# Dataset extract:
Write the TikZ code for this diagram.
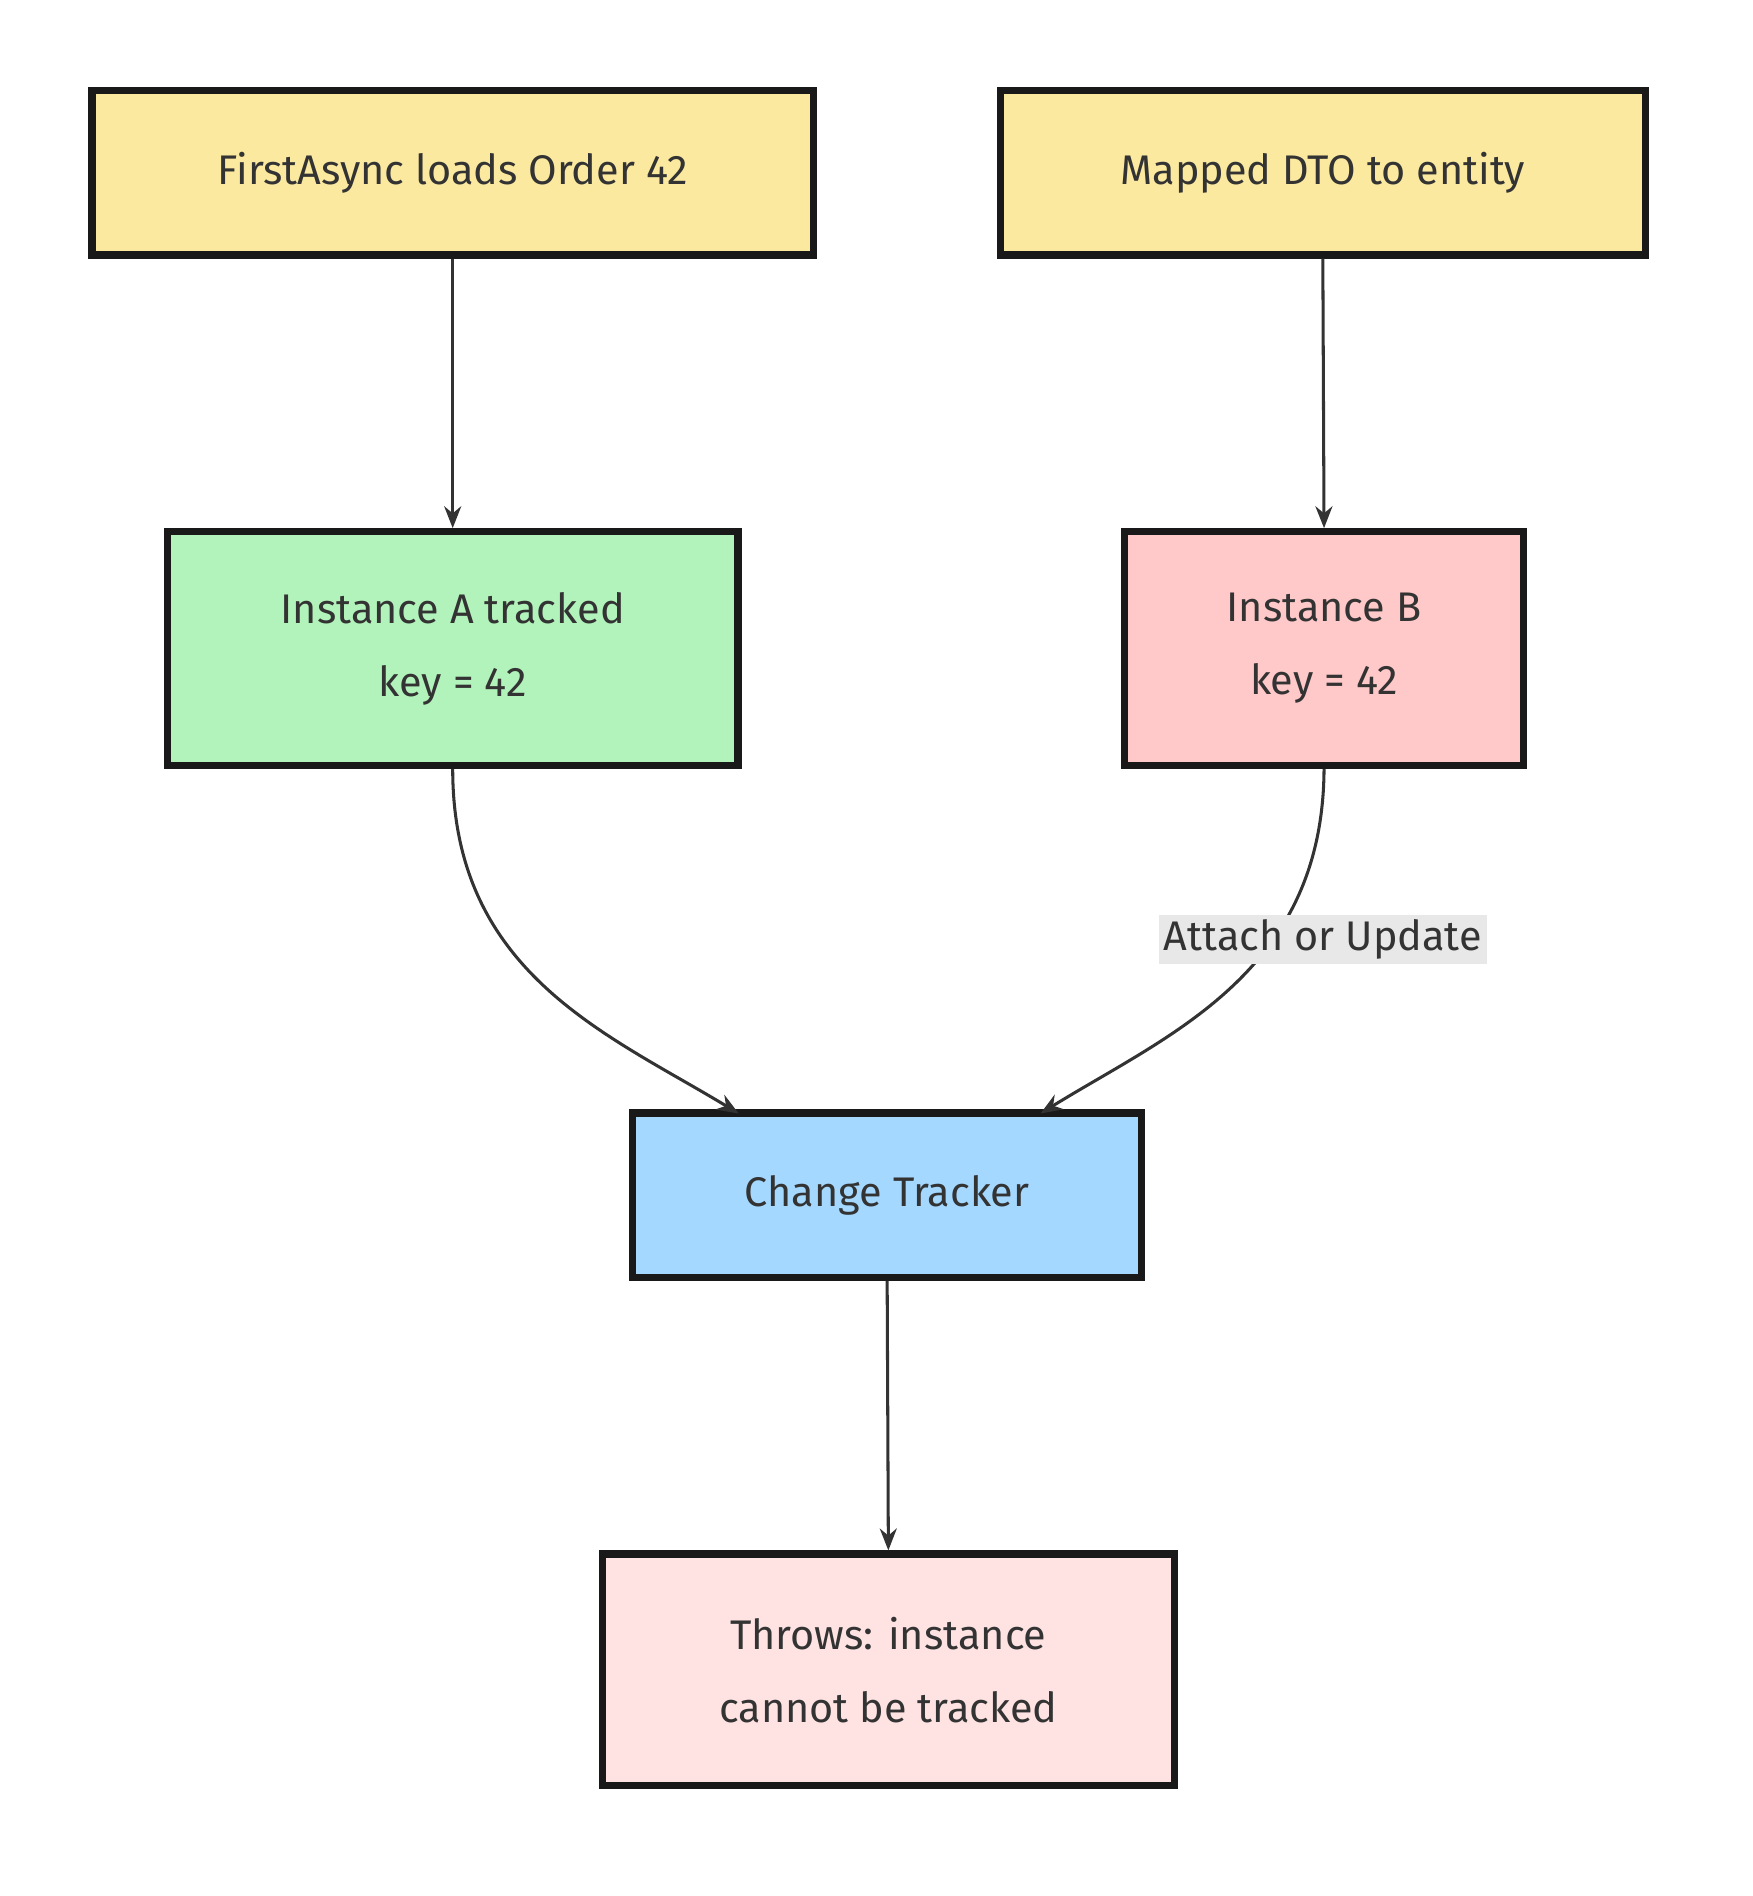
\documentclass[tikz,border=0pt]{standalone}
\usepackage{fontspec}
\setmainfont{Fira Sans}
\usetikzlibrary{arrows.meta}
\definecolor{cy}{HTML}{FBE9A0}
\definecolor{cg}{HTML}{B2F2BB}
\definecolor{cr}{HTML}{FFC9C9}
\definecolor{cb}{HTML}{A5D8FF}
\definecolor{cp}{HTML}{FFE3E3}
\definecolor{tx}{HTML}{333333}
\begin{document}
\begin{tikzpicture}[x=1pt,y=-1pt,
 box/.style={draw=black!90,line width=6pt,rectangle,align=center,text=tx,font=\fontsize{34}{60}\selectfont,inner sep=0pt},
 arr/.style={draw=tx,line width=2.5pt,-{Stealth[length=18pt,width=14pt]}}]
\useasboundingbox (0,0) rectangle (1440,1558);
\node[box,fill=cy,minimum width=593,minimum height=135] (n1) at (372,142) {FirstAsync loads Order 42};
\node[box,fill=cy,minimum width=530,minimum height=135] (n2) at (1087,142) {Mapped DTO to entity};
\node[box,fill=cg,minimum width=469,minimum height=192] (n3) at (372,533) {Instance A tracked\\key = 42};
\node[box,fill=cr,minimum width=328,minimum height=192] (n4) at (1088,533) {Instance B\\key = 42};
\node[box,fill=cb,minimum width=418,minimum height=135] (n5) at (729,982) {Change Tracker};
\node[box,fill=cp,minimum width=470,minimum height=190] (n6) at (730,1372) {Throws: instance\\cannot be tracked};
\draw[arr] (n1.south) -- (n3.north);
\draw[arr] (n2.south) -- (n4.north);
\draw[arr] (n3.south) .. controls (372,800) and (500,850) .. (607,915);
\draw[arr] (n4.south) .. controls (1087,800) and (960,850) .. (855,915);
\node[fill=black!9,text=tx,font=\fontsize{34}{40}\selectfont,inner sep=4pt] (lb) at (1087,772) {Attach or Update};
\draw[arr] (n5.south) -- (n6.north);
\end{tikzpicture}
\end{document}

# Instructions to follow:
The listing above must be printed again exactly, minus its pictures.

# Answer below:
Write the TikZ code for this diagram.
\documentclass[tikz,border=0pt]{standalone}
\usepackage{fontspec}
\setmainfont{Fira Sans}
\usetikzlibrary{arrows.meta}
\definecolor{cy}{HTML}{FBE9A0}
\definecolor{cg}{HTML}{B2F2BB}
\definecolor{cr}{HTML}{FFC9C9}
\definecolor{cb}{HTML}{A5D8FF}
\definecolor{cp}{HTML}{FFE3E3}
\definecolor{tx}{HTML}{333333}
\begin{document}
\begin{tikzpicture}[x=1pt,y=-1pt,
 box/.style={draw=black!90,line width=6pt,rectangle,align=center,text=tx,font=\fontsize{34}{60}\selectfont,inner sep=0pt},
 arr/.style={draw=tx,line width=2.5pt,-{Stealth[length=18pt,width=14pt]}}]
\useasboundingbox (0,0) rectangle (1440,1558);
\node[box,fill=cy,minimum width=593,minimum height=135] (n1) at (372,142) {FirstAsync loads Order 42};
\node[box,fill=cy,minimum width=530,minimum height=135] (n2) at (1087,142) {Mapped DTO to entity};
\node[box,fill=cg,minimum width=469,minimum height=192] (n3) at (372,533) {Instance A tracked\\key = 42};
\node[box,fill=cr,minimum width=328,minimum height=192] (n4) at (1088,533) {Instance B\\key = 42};
\node[box,fill=cb,minimum width=418,minimum height=135] (n5) at (729,982) {Change Tracker};
\node[box,fill=cp,minimum width=470,minimum height=190] (n6) at (730,1372) {Throws: instance\\cannot be tracked};
\draw[arr] (n1.south) -- (n3.north);
\draw[arr] (n2.south) -- (n4.north);
\draw[arr] (n3.south) .. controls (372,800) and (500,850) .. (607,915);
\draw[arr] (n4.south) .. controls (1087,800) and (960,850) .. (855,915);
\node[fill=black!9,text=tx,font=\fontsize{34}{40}\selectfont,inner sep=4pt] (lb) at (1087,772) {Attach or Update};
\draw[arr] (n5.south) -- (n6.north);
\end{tikzpicture}
\end{document}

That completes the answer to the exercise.